▸ TASK REQUIREMENTS
Pictures stay out of the copy; restate everything else in the material exactly.

▸ MATERIAL
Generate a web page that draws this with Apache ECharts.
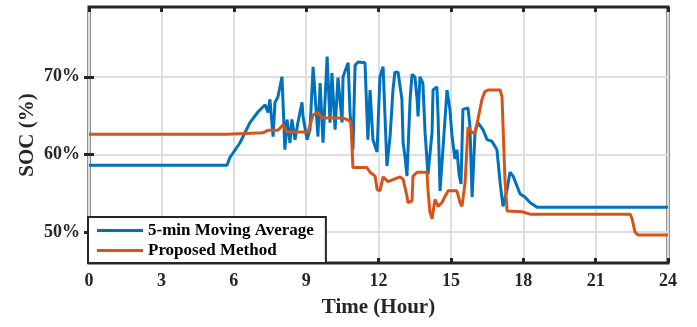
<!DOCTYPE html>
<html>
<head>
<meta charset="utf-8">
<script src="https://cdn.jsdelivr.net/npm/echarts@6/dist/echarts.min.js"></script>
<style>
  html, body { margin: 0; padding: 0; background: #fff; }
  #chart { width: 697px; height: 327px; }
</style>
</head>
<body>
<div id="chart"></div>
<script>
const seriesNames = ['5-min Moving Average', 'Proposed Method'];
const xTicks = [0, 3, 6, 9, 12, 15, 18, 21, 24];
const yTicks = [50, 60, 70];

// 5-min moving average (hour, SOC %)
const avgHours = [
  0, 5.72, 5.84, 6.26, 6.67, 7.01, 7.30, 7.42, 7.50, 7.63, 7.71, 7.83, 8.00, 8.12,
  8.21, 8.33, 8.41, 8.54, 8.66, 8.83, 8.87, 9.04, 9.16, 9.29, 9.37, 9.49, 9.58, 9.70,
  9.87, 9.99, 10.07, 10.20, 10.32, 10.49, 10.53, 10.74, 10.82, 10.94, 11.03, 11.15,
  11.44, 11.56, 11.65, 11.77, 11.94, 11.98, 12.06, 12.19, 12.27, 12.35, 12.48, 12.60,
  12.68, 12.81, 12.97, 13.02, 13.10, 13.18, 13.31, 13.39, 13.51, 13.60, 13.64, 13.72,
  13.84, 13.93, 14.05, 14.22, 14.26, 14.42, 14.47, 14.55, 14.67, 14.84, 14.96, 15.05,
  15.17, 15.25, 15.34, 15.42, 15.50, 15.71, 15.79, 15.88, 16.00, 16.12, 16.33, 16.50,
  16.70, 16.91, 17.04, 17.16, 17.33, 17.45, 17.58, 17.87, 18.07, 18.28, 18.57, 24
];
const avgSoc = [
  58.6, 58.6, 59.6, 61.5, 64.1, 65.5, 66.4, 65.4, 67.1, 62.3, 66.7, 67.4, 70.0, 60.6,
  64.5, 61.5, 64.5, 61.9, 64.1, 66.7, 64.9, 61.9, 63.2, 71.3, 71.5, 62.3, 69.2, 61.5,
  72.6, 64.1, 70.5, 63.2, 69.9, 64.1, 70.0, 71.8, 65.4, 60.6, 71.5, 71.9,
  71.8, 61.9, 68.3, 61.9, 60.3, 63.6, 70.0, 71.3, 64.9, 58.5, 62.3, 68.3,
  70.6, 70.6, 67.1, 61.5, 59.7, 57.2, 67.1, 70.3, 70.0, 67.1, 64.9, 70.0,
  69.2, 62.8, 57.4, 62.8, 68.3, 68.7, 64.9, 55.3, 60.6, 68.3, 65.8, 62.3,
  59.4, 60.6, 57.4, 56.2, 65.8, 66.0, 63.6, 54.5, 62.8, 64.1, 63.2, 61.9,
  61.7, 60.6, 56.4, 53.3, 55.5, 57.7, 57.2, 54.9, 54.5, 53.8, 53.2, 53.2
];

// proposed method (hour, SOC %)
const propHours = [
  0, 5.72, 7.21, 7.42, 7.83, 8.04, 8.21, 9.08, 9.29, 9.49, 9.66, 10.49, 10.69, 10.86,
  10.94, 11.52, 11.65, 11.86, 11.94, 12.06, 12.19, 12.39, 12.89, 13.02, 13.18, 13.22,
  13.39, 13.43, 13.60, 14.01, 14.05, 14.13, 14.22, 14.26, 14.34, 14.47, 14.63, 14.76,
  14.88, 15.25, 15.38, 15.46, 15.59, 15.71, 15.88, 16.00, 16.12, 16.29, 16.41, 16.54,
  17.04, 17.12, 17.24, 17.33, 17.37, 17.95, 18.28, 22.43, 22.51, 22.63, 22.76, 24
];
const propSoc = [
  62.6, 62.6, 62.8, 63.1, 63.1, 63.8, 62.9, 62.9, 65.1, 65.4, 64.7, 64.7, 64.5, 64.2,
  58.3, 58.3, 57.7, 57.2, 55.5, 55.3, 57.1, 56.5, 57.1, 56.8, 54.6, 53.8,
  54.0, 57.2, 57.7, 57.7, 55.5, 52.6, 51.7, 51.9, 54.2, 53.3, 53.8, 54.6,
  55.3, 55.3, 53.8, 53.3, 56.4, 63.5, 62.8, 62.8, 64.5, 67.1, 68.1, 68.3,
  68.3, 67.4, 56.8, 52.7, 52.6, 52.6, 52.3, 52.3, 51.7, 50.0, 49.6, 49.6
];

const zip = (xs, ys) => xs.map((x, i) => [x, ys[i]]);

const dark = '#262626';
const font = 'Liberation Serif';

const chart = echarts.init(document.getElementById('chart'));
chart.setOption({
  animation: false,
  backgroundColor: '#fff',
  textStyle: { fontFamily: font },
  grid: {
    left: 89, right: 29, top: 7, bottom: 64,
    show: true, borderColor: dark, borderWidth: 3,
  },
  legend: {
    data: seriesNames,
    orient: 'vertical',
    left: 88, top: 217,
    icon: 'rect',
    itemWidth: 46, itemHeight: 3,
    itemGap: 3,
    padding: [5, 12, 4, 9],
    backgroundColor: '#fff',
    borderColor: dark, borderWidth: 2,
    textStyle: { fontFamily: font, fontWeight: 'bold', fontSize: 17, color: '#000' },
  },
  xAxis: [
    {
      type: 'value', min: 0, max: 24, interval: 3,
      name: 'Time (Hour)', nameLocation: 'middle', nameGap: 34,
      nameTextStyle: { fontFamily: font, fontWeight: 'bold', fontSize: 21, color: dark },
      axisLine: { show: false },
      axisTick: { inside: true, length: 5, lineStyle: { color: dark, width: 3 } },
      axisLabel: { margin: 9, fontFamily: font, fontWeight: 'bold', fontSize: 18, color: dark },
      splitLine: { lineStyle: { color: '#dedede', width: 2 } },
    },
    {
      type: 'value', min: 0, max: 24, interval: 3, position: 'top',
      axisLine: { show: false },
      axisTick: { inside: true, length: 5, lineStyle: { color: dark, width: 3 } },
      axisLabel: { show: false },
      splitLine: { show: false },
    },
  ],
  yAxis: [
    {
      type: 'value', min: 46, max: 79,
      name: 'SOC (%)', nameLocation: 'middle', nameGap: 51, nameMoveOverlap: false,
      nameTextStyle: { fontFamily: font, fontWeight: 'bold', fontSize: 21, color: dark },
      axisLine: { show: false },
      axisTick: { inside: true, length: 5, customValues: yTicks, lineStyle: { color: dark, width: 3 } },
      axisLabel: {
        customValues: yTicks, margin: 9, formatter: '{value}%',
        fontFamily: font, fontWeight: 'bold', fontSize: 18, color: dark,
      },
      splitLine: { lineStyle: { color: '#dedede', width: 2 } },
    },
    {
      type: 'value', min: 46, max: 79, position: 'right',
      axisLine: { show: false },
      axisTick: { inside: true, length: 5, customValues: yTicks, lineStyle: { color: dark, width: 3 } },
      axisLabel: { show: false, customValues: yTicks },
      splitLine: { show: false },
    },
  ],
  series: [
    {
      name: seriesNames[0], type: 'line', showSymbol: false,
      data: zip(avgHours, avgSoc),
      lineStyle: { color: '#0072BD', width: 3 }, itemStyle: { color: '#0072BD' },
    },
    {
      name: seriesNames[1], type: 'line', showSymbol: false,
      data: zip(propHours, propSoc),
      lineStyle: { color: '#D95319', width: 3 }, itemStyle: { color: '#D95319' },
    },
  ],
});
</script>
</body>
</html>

▸ OUTPUT
Generate a web page that draws this with Apache ECharts.
<!DOCTYPE html>
<html>
<head>
<meta charset="utf-8">
<script src="https://cdn.jsdelivr.net/npm/echarts@6/dist/echarts.min.js"></script>
<style>
  html, body { margin: 0; padding: 0; background: #fff; }
  #chart { width: 697px; height: 327px; }
</style>
</head>
<body>
<div id="chart"></div>
<script>
const seriesNames = ['5-min Moving Average', 'Proposed Method'];
const xTicks = [0, 3, 6, 9, 12, 15, 18, 21, 24];
const yTicks = [50, 60, 70];

// 5-min moving average (hour, SOC %)
const avgHours = [
  0, 5.72, 5.84, 6.26, 6.67, 7.01, 7.30, 7.42, 7.50, 7.63, 7.71, 7.83, 8.00, 8.12,
  8.21, 8.33, 8.41, 8.54, 8.66, 8.83, 8.87, 9.04, 9.16, 9.29, 9.37, 9.49, 9.58, 9.70,
  9.87, 9.99, 10.07, 10.20, 10.32, 10.49, 10.53, 10.74, 10.82, 10.94, 11.03, 11.15,
  11.44, 11.56, 11.65, 11.77, 11.94, 11.98, 12.06, 12.19, 12.27, 12.35, 12.48, 12.60,
  12.68, 12.81, 12.97, 13.02, 13.10, 13.18, 13.31, 13.39, 13.51, 13.60, 13.64, 13.72,
  13.84, 13.93, 14.05, 14.22, 14.26, 14.42, 14.47, 14.55, 14.67, 14.84, 14.96, 15.05,
  15.17, 15.25, 15.34, 15.42, 15.50, 15.71, 15.79, 15.88, 16.00, 16.12, 16.33, 16.50,
  16.70, 16.91, 17.04, 17.16, 17.33, 17.45, 17.58, 17.87, 18.07, 18.28, 18.57, 24
];
const avgSoc = [
  58.6, 58.6, 59.6, 61.5, 64.1, 65.5, 66.4, 65.4, 67.1, 62.3, 66.7, 67.4, 70.0, 60.6,
  64.5, 61.5, 64.5, 61.9, 64.1, 66.7, 64.9, 61.9, 63.2, 71.3, 71.5, 62.3, 69.2, 61.5,
  72.6, 64.1, 70.5, 63.2, 69.9, 64.1, 70.0, 71.8, 65.4, 60.6, 71.5, 71.9,
  71.8, 61.9, 68.3, 61.9, 60.3, 63.6, 70.0, 71.3, 64.9, 58.5, 62.3, 68.3,
  70.6, 70.6, 67.1, 61.5, 59.7, 57.2, 67.1, 70.3, 70.0, 67.1, 64.9, 70.0,
  69.2, 62.8, 57.4, 62.8, 68.3, 68.7, 64.9, 55.3, 60.6, 68.3, 65.8, 62.3,
  59.4, 60.6, 57.4, 56.2, 65.8, 66.0, 63.6, 54.5, 62.8, 64.1, 63.2, 61.9,
  61.7, 60.6, 56.4, 53.3, 55.5, 57.7, 57.2, 54.9, 54.5, 53.8, 53.2, 53.2
];

// proposed method (hour, SOC %)
const propHours = [
  0, 5.72, 7.21, 7.42, 7.83, 8.04, 8.21, 9.08, 9.29, 9.49, 9.66, 10.49, 10.69, 10.86,
  10.94, 11.52, 11.65, 11.86, 11.94, 12.06, 12.19, 12.39, 12.89, 13.02, 13.18, 13.22,
  13.39, 13.43, 13.60, 14.01, 14.05, 14.13, 14.22, 14.26, 14.34, 14.47, 14.63, 14.76,
  14.88, 15.25, 15.38, 15.46, 15.59, 15.71, 15.88, 16.00, 16.12, 16.29, 16.41, 16.54,
  17.04, 17.12, 17.24, 17.33, 17.37, 17.95, 18.28, 22.43, 22.51, 22.63, 22.76, 24
];
const propSoc = [
  62.6, 62.6, 62.8, 63.1, 63.1, 63.8, 62.9, 62.9, 65.1, 65.4, 64.7, 64.7, 64.5, 64.2,
  58.3, 58.3, 57.7, 57.2, 55.5, 55.3, 57.1, 56.5, 57.1, 56.8, 54.6, 53.8,
  54.0, 57.2, 57.7, 57.7, 55.5, 52.6, 51.7, 51.9, 54.2, 53.3, 53.8, 54.6,
  55.3, 55.3, 53.8, 53.3, 56.4, 63.5, 62.8, 62.8, 64.5, 67.1, 68.1, 68.3,
  68.3, 67.4, 56.8, 52.7, 52.6, 52.6, 52.3, 52.3, 51.7, 50.0, 49.6, 49.6
];

const zip = (xs, ys) => xs.map((x, i) => [x, ys[i]]);

const dark = '#262626';
const font = 'Liberation Serif';

const chart = echarts.init(document.getElementById('chart'));
chart.setOption({
  animation: false,
  backgroundColor: '#fff',
  textStyle: { fontFamily: font },
  grid: {
    left: 89, right: 29, top: 7, bottom: 64,
    show: true, borderColor: dark, borderWidth: 3,
  },
  legend: {
    data: seriesNames,
    orient: 'vertical',
    left: 88, top: 217,
    icon: 'rect',
    itemWidth: 46, itemHeight: 3,
    itemGap: 3,
    padding: [5, 12, 4, 9],
    backgroundColor: '#fff',
    borderColor: dark, borderWidth: 2,
    textStyle: { fontFamily: font, fontWeight: 'bold', fontSize: 17, color: '#000' },
  },
  xAxis: [
    {
      type: 'value', min: 0, max: 24, interval: 3,
      name: 'Time (Hour)', nameLocation: 'middle', nameGap: 34,
      nameTextStyle: { fontFamily: font, fontWeight: 'bold', fontSize: 21, color: dark },
      axisLine: { show: false },
      axisTick: { inside: true, length: 5, lineStyle: { color: dark, width: 3 } },
      axisLabel: { margin: 9, fontFamily: font, fontWeight: 'bold', fontSize: 18, color: dark },
      splitLine: { lineStyle: { color: '#dedede', width: 2 } },
    },
    {
      type: 'value', min: 0, max: 24, interval: 3, position: 'top',
      axisLine: { show: false },
      axisTick: { inside: true, length: 5, lineStyle: { color: dark, width: 3 } },
      axisLabel: { show: false },
      splitLine: { show: false },
    },
  ],
  yAxis: [
    {
      type: 'value', min: 46, max: 79,
      name: 'SOC (%)', nameLocation: 'middle', nameGap: 51, nameMoveOverlap: false,
      nameTextStyle: { fontFamily: font, fontWeight: 'bold', fontSize: 21, color: dark },
      axisLine: { show: false },
      axisTick: { inside: true, length: 5, customValues: yTicks, lineStyle: { color: dark, width: 3 } },
      axisLabel: {
        customValues: yTicks, margin: 9, formatter: '{value}%',
        fontFamily: font, fontWeight: 'bold', fontSize: 18, color: dark,
      },
      splitLine: { lineStyle: { color: '#dedede', width: 2 } },
    },
    {
      type: 'value', min: 46, max: 79, position: 'right',
      axisLine: { show: false },
      axisTick: { inside: true, length: 5, customValues: yTicks, lineStyle: { color: dark, width: 3 } },
      axisLabel: { show: false, customValues: yTicks },
      splitLine: { show: false },
    },
  ],
  series: [
    {
      name: seriesNames[0], type: 'line', showSymbol: false,
      data: zip(avgHours, avgSoc),
      lineStyle: { color: '#0072BD', width: 3 }, itemStyle: { color: '#0072BD' },
    },
    {
      name: seriesNames[1], type: 'line', showSymbol: false,
      data: zip(propHours, propSoc),
      lineStyle: { color: '#D95319', width: 3 }, itemStyle: { color: '#D95319' },
    },
  ],
});
</script>
</body>
</html>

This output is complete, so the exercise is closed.